First, Brown and Roethlisberger got into it at practice. Since this is football and such things are fairly common, it shouldn’t have been that big of a deal. Apparently it was.
The Steelers listed Brown as injured, but who knows if he really was. Tomlin told reporters Wednesday that he sent Brown for an MRI but the receiver never showed. He was MIA on Saturday too and the coach couldn’t get him on the phone for an explanation. When Brown’s agent called Tomlin on Sunday as said AB was indeed healthy enough to play, Tomlin said he told him to forget it.
“We don’t operate like that,” Tomlin said. “Playing wasn’t on the menu.”
Brown came to Heinz Field anyway. He spoke to Tomlin, who encouraged him to stick around and support his teammates. The Steelers hadn’t been eliminated from the playoffs at that point, after all. Everything was still on the table, Brown apparently left at halftime. And that was that.
Brown didn’t come to a season-ending meeting and has communicated only via social media, his preferred medium. Tuesday he posted a smiling picture of himself with a declaration that included: “My options may seem limited by people or circumstances. It is then that I remind myself I am in command of my attitude.”
“We take his lack of communication and lack of presence on Saturday as something to be very significant,” Tomlin said. “I’m not going to speculate on trades and things of that nature. I’m not going to speculate where discipline might go. Just know it will be addressed and needs to be addressed.
Tomlin was asked if Brown quit on his teammates.
“You can call it what you want,” he said.
Sure, here’s what it’s called: Brown quit on his teammates.
Tomlin was right to sit him on Sunday. That said, it’s now the coach’s job, fair or not, to fix the Steelers, either by mending a tattered relationship or finding some kind of trade value in a talent that the offense desperately needs if it is going to salvage anything from the final year(s) of Roethlisberger.
Brown is difficult. He isn’t the first player to be difficult and there are undoubtedly many unknown variables at play here. It certainly doesn’t speak well for the culture of the program when two star players basically quit, seeing no value in playing for the rest of the locker room, let alone their coach.
Pittsburgh is going to struggle to rebound in 2019, especially if both its star running back and receiver walk out the door. Yet there remains too much potential here to let it implode.

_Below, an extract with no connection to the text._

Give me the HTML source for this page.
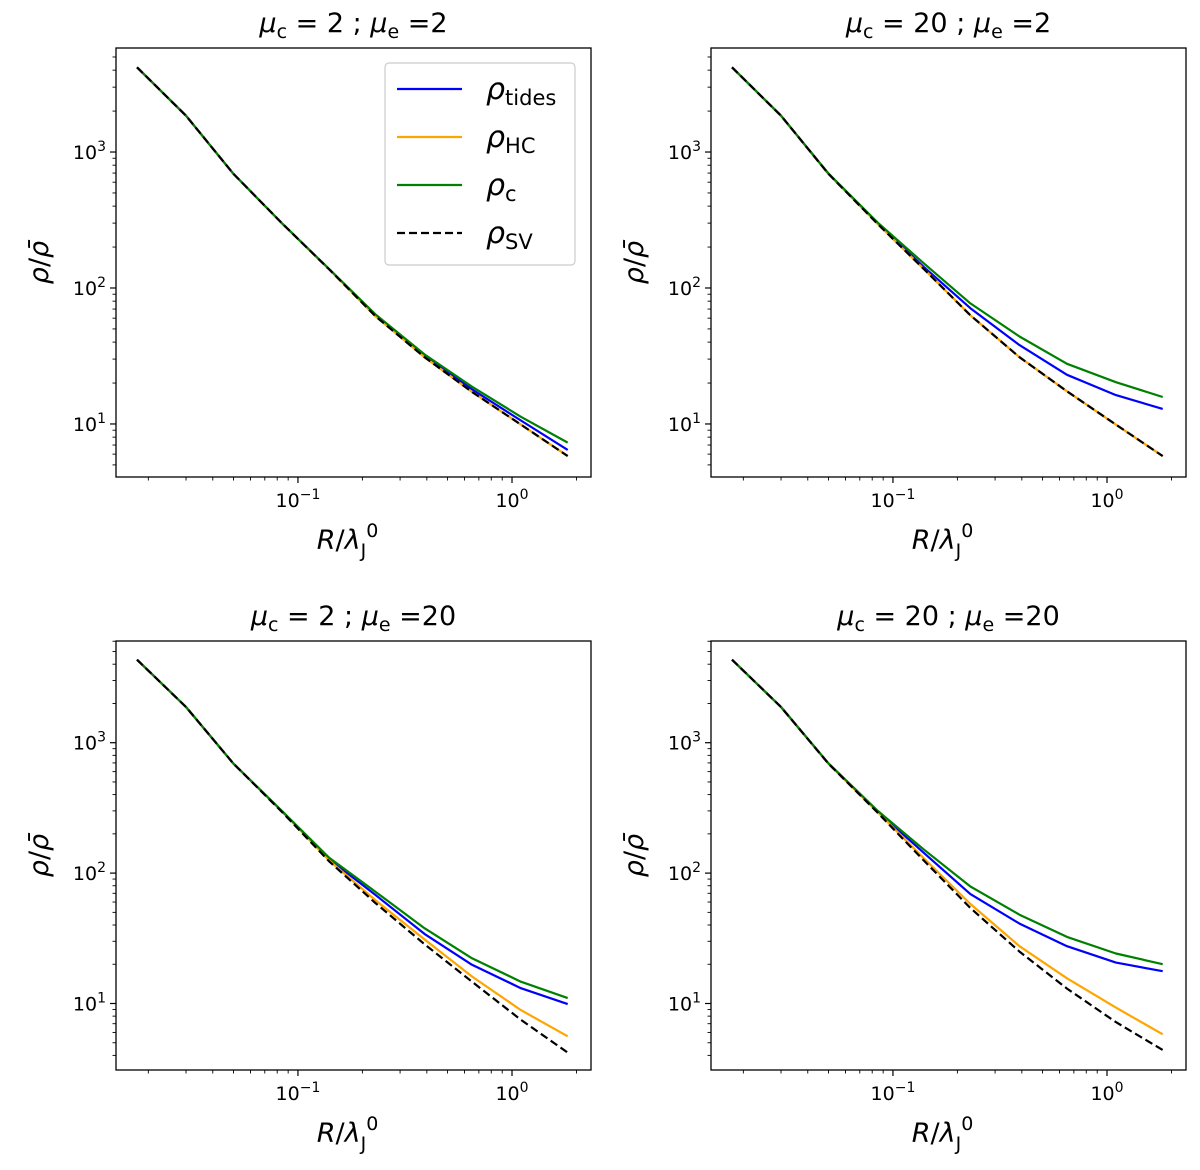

How Tomlin manages that is anyone’s guess. He’s barely communicating with Brown and Brown is apparently not communicating back at all.
AB is worth more in Pittsburgh than whatever someone will trade for him. Despite skipping the finale, he delivered a career-high 15 touchdowns. While there is no question he can change an offense, how much is some team willing to gamble on him? Oakland got a first-round pick from Dallas for wideout Amari Cooper, but Cooper, 24, is six years Brown’s junior and known for an exemplary attitude.
Pennies on the dollar won’t cut it.
Whether Tomlin can even get Antonio Brown to speak with him remains to be seen. Both have a lot of pride. Both also have a lot on the line.
Pittsburgh is, generally, the most stable of franchises, with steady leadership and team-first players contending, if not capturing, championships deep into winter.
Well, winter is here and so is some uncommon hardship. How Mike Tomlin decides to handle Antonio Brown, one way or the other, may determine everyone’s future.